11.04.2024: Ocean Circulation and Climate Dynamics Colloquium

Prof. Maria Rugenstein, Colorado State University, USA: "The pattern effect: How radiative feedbacks depend on surface warming patterns and influence near-term projections and climate sensitivity"

 

When?  Thursday, 11 April 2024 at 3 pm
Where?    Lecture Hall, Building 8A, Wischofstr. 1-3 and 
Zoom: https://geomar-de.zoom.us/j/84289388604?pwd=dGlpeTBUd1Nxem5Ec3dRYXh4NFpOUT09

Abstract:
Recent research has highlighted that radiative feedbacks — and thus climate sensitivity — are not constant in time but depend sensitively on sea surface temperature patterns (“pattern effect”). I will discuss three implications of this realization:
First, I will show how coupled climate models fail to reproduce observed surface warming patterns and global mean top of the atmosphere (TOA) radiation trends. We use large initial condition ensembles to compare observations and models on equal footing. For certain periods, not a single ensemble member can reproduce observed values of surface temperature trends and TOA radiation trends. Despite these astonishing observation-model discrepancies their global-mean temperatures are simulated well. This points to a common model problem in surface heat fluxes and ocean heat uptake.
Second, I will discuss the relevance of the pattern effect for climate change projections. Given that coupled climate models cannot recreate the observed pattern of surface warming in relevant regions, we should doubt the surface warming pattern evolution in projections.

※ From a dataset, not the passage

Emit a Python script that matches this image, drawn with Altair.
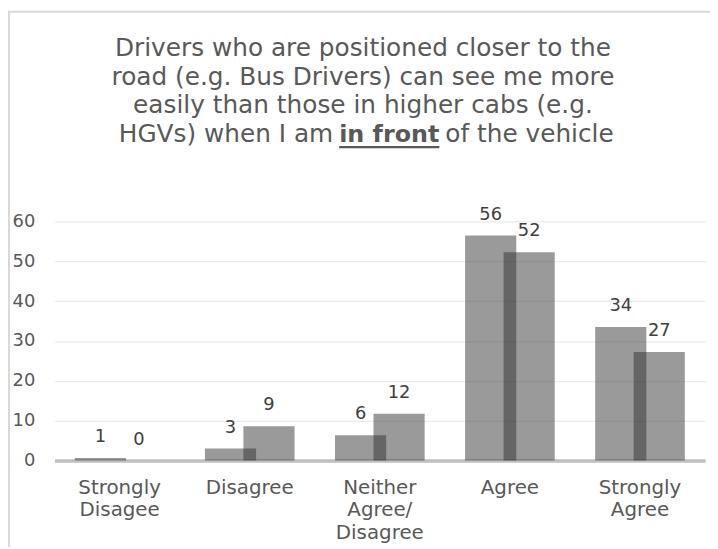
import altair as alt
import pandas as pd

# ---- data ----
CATEGORIES = ["Strongly|Disagee", "Disagree", "Neither|Agree/|Disagree", "Agree", "Strongly|Agree"]
SERIES_A = [0.6, 3.0, 6.3, 56.5, 33.5]
SERIES_B = [0.0, 8.6, 11.7, 52.3, 27.2]
LABELS_A = ["1", "3", "6", "56", "34"]
LABELS_B = ["0", "9", "12", "52", "27"]
Y_TICKS = [0, 10, 20, 30, 40, 50, 60]
TITLE_LINES = [
    "Drivers who are positioned closer to the",
    "road (e.g. Bus Drivers) can see me more",
    "easily than those in higher cabs (e.g.",
]
TITLE_LAST = ["HGVs) when I am", "in front", "of the vehicle"]

# ---- styling ----
FONT = "DejaVu Sans"
W, H = 656, 241
BAR_W = 51.6
OFF = 19.4
BAR_COLOR = "#2b2b2b"
BAR_OPACITY = 0.48
TXT = "#595959"

df_a = pd.DataFrame({"cat": CATEGORIES, "val": SERIES_A, "lab": LABELS_A})
df_b = pd.DataFrame({"cat": CATEGORIES, "val": SERIES_B, "lab": LABELS_B})
one = pd.DataFrame({"k": [0]})

x_enc = alt.X(
    "cat:N",
    sort=CATEGORIES,
    scale=alt.Scale(domain=CATEGORIES, paddingInner=0, paddingOuter=0),
    axis=alt.Axis(
        title=None,
        labelExpr="split(datum.label, '|')",
        labelFont=FONT,
        labelFontSize=20,
        labelColor=TXT,
        labelLineHeight=23,
        labelAngle=0,
        labelBaseline="top",
        labelOverlap=False,
        ticks=False,
        tickSize=0,
        labelPadding=17,
        domainColor="#bfbfbf",
        domainWidth=3.5,
        grid=False,
    ),
)
y_enc = alt.Y(
    "val:Q",
    scale=alt.Scale(domain=[0, 60], nice=False, zero=True),
    axis=alt.Axis(
        title=None,
        values=Y_TICKS,
        grid=True,
        gridColor="#ebebeb",
        gridWidth=1.3,
        domain=False,
        ticks=False,
        tickSize=0,
        labelPadding=20,
        labelFont=FONT,
        labelFontSize=18,
        labelColor=TXT,
    ),
)

bar_a = alt.Chart(df_a).mark_bar(size=BAR_W, xOffset=-OFF, color=BAR_COLOR, opacity=BAR_OPACITY).encode(x=x_enc, y=y_enc)
bar_b = alt.Chart(df_b).mark_bar(size=BAR_W, xOffset=OFF, color=BAR_COLOR, opacity=BAR_OPACITY).encode(
    x=alt.X("cat:N", sort=CATEGORIES), y="val:Q"
)

def value_text(df, off):
    return alt.Chart(df).mark_text(
        xOffset=off, dy=-16, baseline="alphabetic", align="center",
        font=FONT, fontSize=18, color="#404040"
    ).encode(x=alt.X("cat:N", sort=CATEGORIES), y="val:Q", text="lab:N")

txt_a = value_text(df_a, -OFF)
txt_b = value_text(df_b, OFF)

# ---- title (text marks so that "in front" can be bold + underlined) ----
title_layers = []
for i, line in enumerate(TITLE_LINES):
    title_layers.append(
        alt.Chart(one).mark_text(
            align="center", baseline="alphabetic", font=FONT, fontSize=25, color=TXT
        ).encode(x=alt.value(311), y=alt.value(-167 + 29 * i), text=alt.value(line))
    )
title_layers.append(
    alt.Chart(one).mark_text(align="right", baseline="alphabetic", font=FONT, fontSize=25, color=TXT)
    .encode(x=alt.value(281), y=alt.value(-80), text=alt.value(TITLE_LAST[0]))
)
title_layers.append(
    alt.Chart(one).mark_text(align="center", baseline="alphabetic", font=FONT, fontSize=24,
                             fontWeight="bold", color=TXT)
    .encode(x=alt.value(337.5), y=alt.value(-80), text=alt.value(TITLE_LAST[1]))
)
title_layers.append(
    alt.Chart(one).mark_text(align="left", baseline="alphabetic", font=FONT, fontSize=25, color=TXT)
    .encode(x=alt.value(394), y=alt.value(-80), text=alt.value(TITLE_LAST[2]))
)
underline = alt.Chart(one).mark_rule(color=TXT, strokeWidth=2.2).encode(
    x=alt.value(287), x2=alt.value(388), y=alt.value(-75)
)

# ---- chart border (left and top edges visible in the reference) ----
border_left = alt.Chart(one).mark_rule(color="#d9d9d9", strokeWidth=2).encode(
    x=alt.value(-46), y=alt.value(-212.5), y2=alt.value(400)
)
border_top = alt.Chart(one).mark_rule(color="#d9d9d9", strokeWidth=2).encode(
    y=alt.value(-211.5), x=alt.value(-47), x2=alt.value(700)
)

chart = alt.layer(
    bar_a, bar_b, txt_a, txt_b, *title_layers, underline, border_left, border_top
).properties(
    width=W,
    height=H,
    autosize=alt.AutoSizeParams(type="none"),
    padding={"left": 47, "top": 213, "right": 5, "bottom": 85},
    background="white",
).configure_view(strokeWidth=0)

chart.save("out.html", embed_options={"renderer": "svg", "actions": False})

I will introduce “surface warming pattern storylines” starting from the observations and bridging to simulated future patterns in standard scenarios. We show that coupled climate models used ubiquitously for climate change projections, underestimate the uncertainty of possible global-mean temperature evolutions due to their surface warming patterns and that this new “pattern uncertainty” will be likely relevant throughout the 21st century.
Third, I will introduce how a convolutional neural network (CNN) can be trained to learn the pattern effect and predict global-mean TOA radiation from surface warming patterns. We use explainable artificial intelligence methods to quantify that the CNN draws its predictive skill from meaningful regions. Remarkably and different from traditional approaches, we can predict radiation under strong climate change from training the CNN on internal variability alone. This out-of-sample application works only when feedbacks are allowed to be non-linear or equivalent, changing in time, which is another, independent manifestation of the relevance of the pattern effect.